The couple, who married in 1992, first met when Donna, then just 21, was a student on work experience at Downtown Radio, where Ronan, seven years her senior, was a DJ. "To think I was just a child when we first met!" she says mischievously.

" It was 1986 and I thought I was so trendy coming over from university in England with my clothes from the high street shops we didn't have here ... but apparently I looked quite odd."

She pauses to reflect on days gone by and begins to laugh hysterically: "Ronan thought he was Tom Selleck with his moustache, open shirt and his medallion showing ... all the women queueing up to meet him. He thought he was hot stuff!"

"I was hot!" Ronan interrupts from across the living room of their south Belfast home. "She looked like a sack of flour tied in the middle. I hated they way she dressed ... and she thought she was trendy - trendy!"

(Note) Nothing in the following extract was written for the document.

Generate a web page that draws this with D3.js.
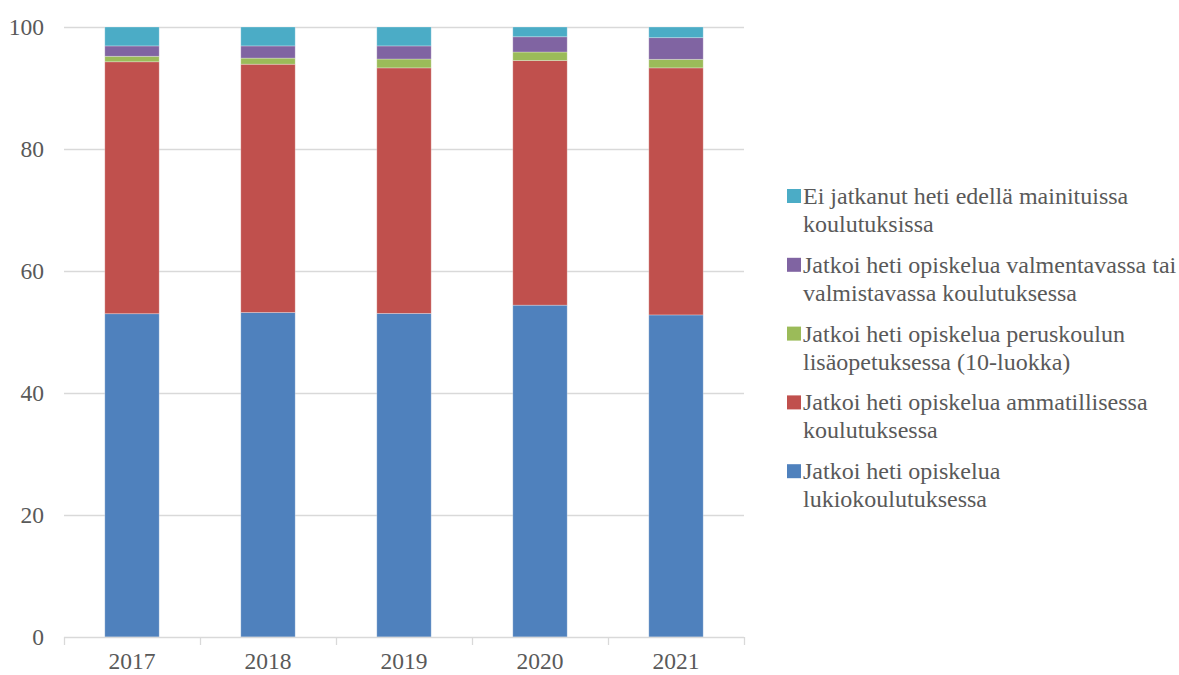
<!DOCTYPE html>
<html><head><meta charset="utf-8">
<script src="https://cdn.jsdelivr.net/npm/d3@7"></script>
<style>body{margin:0;background:#fff}svg{display:block}svg text{font-family:"Liberation Serif","Times New Roman",Tinos,"DejaVu Serif",serif}</style>
</head><body>
<svg id="chart" width="1179" height="675"></svg>
<script>
const years = ["2017","2018","2019","2020","2021"];
const seriesNames = [
  "Jatkoi heti opiskelua lukiokoulutuksessa",
  "Jatkoi heti opiskelua ammatillisessa koulutuksessa",
  "Jatkoi heti opiskelua peruskoulun lisäopetuksessa (10-luokka)",
  "Jatkoi heti opiskelua valmentavassa tai valmistavassa koulutuksessa",
  "Ei jatkanut heti edellä mainituissa koulutuksissa"
];
const legendLines = [
  ["Jatkoi heti opiskelua", "lukiokoulutuksessa"],
  ["Jatkoi heti opiskelua ammatillisessa", "koulutuksessa"],
  ["Jatkoi heti opiskelua peruskoulun", "lisäopetuksessa (10-luokka)"],
  ["Jatkoi heti opiskelua valmentavassa tai", "valmistavassa koulutuksessa"],
  ["Ei jatkanut heti edellä mainituissa", "koulutuksissa"]
];
const lukio      = [53.0, 53.2, 53.05, 54.4, 52.8];
const ammatill   = [41.3, 40.7, 40.25, 40.1, 40.5];
const lisaopetus = [0.9, 1.0, 1.45, 1.4, 1.4];
const valmentava = [1.7, 2.0, 2.15, 2.5, 3.55];
const eiJatkanut = [3.1, 3.1, 3.1, 1.6, 1.75];
const yTicks = [0, 20, 40, 60, 80, 100];
const colors = ["#4F81BD", "#C0504D", "#9BBB59", "#8064A2", "#4BACC6"];

const seriesValues = [lukio, ammatill, lisaopetus, valmentava, eiJatkanut];
const rows = years.map((yr, i) => {
  const r = {year: yr};
  seriesNames.forEach((n, k) => r[n] = seriesValues[k][i]);
  return r;
});
const stacked = d3.stack().keys(seriesNames)(rows);

const svg = d3.select("#chart");
const pLeft = 64, pRight = 744, pTop = 27, pBottom = 637;
const x = d3.scaleBand().domain(years).range([pLeft, pRight]).paddingInner(0.6).paddingOuter(0.3);
const xb = d3.scaleBand().domain(years).range([pLeft, pRight]);
const y = d3.scaleLinear().domain([0, 100]).range([pBottom, pTop]);
const textColor = "#595959";

// gridlines
svg.append("g").selectAll("line").data(yTicks.filter(t => t > 0)).join("line")
  .attr("x1", pLeft).attr("x2", pRight)
  .attr("y1", d => y(d) + 0.5).attr("y2", d => y(d) + 0.5)
  .attr("stroke", "#d9d9d9").attr("stroke-width", 1.3);

// y labels
svg.append("g").selectAll("text").data(yTicks).join("text")
  .attr("x", 44).attr("y", d => y(d)).attr("dy", "0.33em")
  .attr("text-anchor", "end").attr("font-size", 23.5)
  .attr("fill", textColor).text(d => d);

// bars
svg.append("g").selectAll("g").data(stacked).join("g")
  .attr("fill", (d, i) => colors[i])
  .selectAll("rect").data(d => d).join("rect")
  .attr("x", d => x(d.data.year))
  .attr("width", x.bandwidth())
  .attr("y", d => y(d[1]))
  .attr("height", d => y(d[0]) - y(d[1]))
  .attr("stroke", "rgba(255,255,255,0.35)").attr("stroke-width", 0.8);

// x axis
const xAxis = svg.append("g");
xAxis.append("line").attr("x1", pLeft).attr("x2", pRight)
  .attr("y1", pBottom + 0.5).attr("y2", pBottom + 0.5).attr("stroke", "#d9d9d9").attr("stroke-width", 1.3);
const tickPos = years.map(yr => xb(yr)).concat([pRight]);
xAxis.selectAll("line.t").data(tickPos).join("line").attr("class", "t")
  .attr("x1", d => d + 0.5).attr("x2", d => d + 0.5)
  .attr("y1", pBottom).attr("y2", pBottom + 8).attr("stroke", "#d9d9d9").attr("stroke-width", 1.3);
xAxis.selectAll("text").data(years).join("text")
  .attr("x", d => xb(d) + xb.bandwidth() / 2).attr("y", 669)
  .attr("text-anchor", "middle").attr("font-size", 23.5)
  .attr("fill", textColor).text(d => d);

// legend (top to bottom: reversed order)
const legendOrder = [4, 3, 2, 1, 0];
const lg = svg.append("g");
legendOrder.forEach((k, j) => {
  const cy = 196 + j * 68.8;
  lg.append("rect").attr("x", 787).attr("y", cy - 7).attr("width", 14).attr("height", 14).attr("fill", colors[k]);
  const t = lg.append("text").attr("font-size", 24).attr("fill", textColor);
  legendLines[k].forEach((ln, li) => {
    t.append("tspan").attr("x", 803).attr("y", cy + 8 + li * 28).text(ln);
  });
});
</script>
</body></html>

"Ah, he worked quick," she jokes, in her softly spoken accent. "We only met on the Monday and we were on our first date by Wednesday!"

The pair kept in touch by letter and phone when Donna returned to her studies. Ronan would call her on the red telephone box close to her student digs at a pre-arranged time.

Donna began her broadcasting career with RTE in Dublin before moving to BBCNI in 1989. Five years later, when the IRA announced its ceasefire, it was Donna, reporting for Radio Ulster, who broke the news to listeners.

"We got married in October 1992 in Dublin when Ronan was working for UTV and I was with BBCNI and our honeymoon was a tour of the Far East. The rest as they say is history," she recalls.

"We work well as a team, we work together and when something happens, it's always a test.

Faith has also helped."I have prayed," says Donna, "and hopefully He or She up above has been listening. I'm lucky that I have very close family and friends. They have been very supportive, too, and have kept us in their prayers."

Donna gestures to the many cards around the room, stretching from one corner to the other and ranging from jokey Get Well messages to Mass bouquets.

There are too many to count, but they all wish Ronan a speedy recovery. They mean a lot to him, she acknowledges.

As part of her job, Donna has interviewed cancer medics and patients, including Dr Russell Houston, clinical director at the Belfast City Hospital's Cancer Clinic, who was part of the expert team that treated Ronan.

"However, that was in the BBC Newsline studio when you're one step removed from the situation," she explains. "I can honestly say that no matter how many times I covered cancer in work that I never thought it was going to happen to me."

As the interview draws to a close Donna stresses: "Carry out the appropriate checks regularly and don't ignore what your body is trying to tell you.

"Your body keeps a score of what goes on in your life, and if you think there's something wrong then maybe there is."

In the meantime, Ronan faces five years of further check-ups - and their focus is on remaining positive.

Donna adds: "There's no point in us dwelling on how or why it Ronan got cancer. The fact is he did get it - and we just have to get on with dealing with it together."